Honestly, Gosling would merit inclusion on this bracket if the only thing he’d worn this decade was that quilted jacket from Drive. And while he did, in fact, wear plenty else in the ’10s—a healthy, self-assured mix of fine tailoring and ultra-personal vintage—that jacket remains the place to start. In 2010, “hipster” was still sort of an insult; the scorpion jacket from Drive, released in 2011, was the sort of token of hipster culture that might have been derided—were it not way too cool to make fun of. That’s been Gosling’s whole deal, basically: A little affectation, it turns out, doesn’t hurt if you can deliver the goods, whether while acting or getting dressed.
The King might not be the NBA’s most progressive dresser, but he’s certainly its most regal. Has anyone else in league history had a keener sense of the way image and moment intersect? Wearing a Thom Browne shorts suit to the NBA finals: kooky, image-obsessed, a little much. Kitting out your entire team in matching Thom Browne: That’s the mark of a leader, a fashion obsessive, a man who understands the utter truth of that legendary Deion Sanders maxim about looking and playing good. Long live the king.

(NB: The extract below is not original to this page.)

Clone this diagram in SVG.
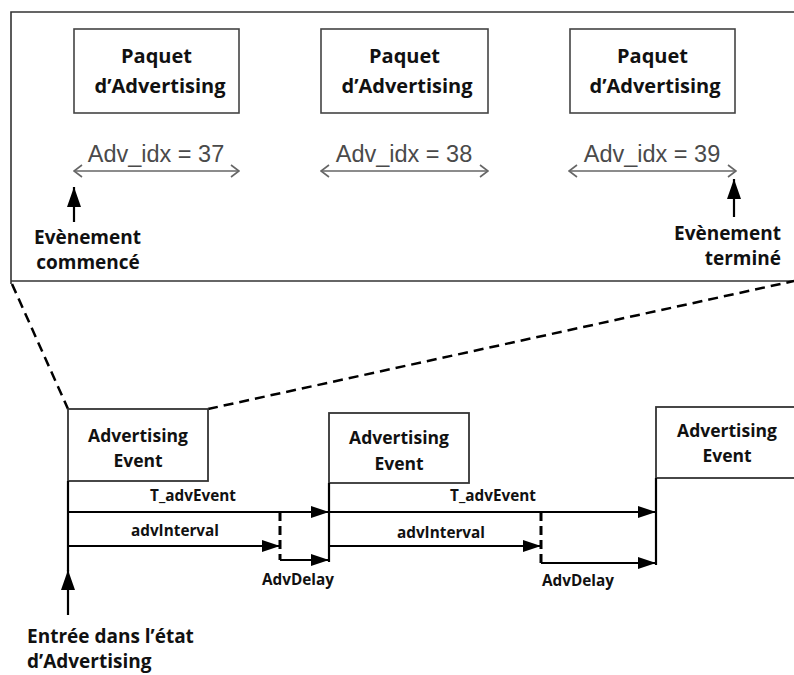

When Justin Bieber started appearing in paparazzi photos wearing hotel slippers—you know, the flimsy terry-cloth ones you get during your stay—it was easy to chalk it up to a former child star’s impudence. But Bieber has been growing up, in fits and starts, before our eyes, and if you turn that slipper moment in your hands, and look at it from a different angle, it becomes possible to see it as something like growth: the moment when a young man realizes that whatever he wears, by virtue of his wearing it, can be stylish, whether it’s a Fear of God–designed tour uniform (that Bigger Than Satan tee!) or—yes—those slippers.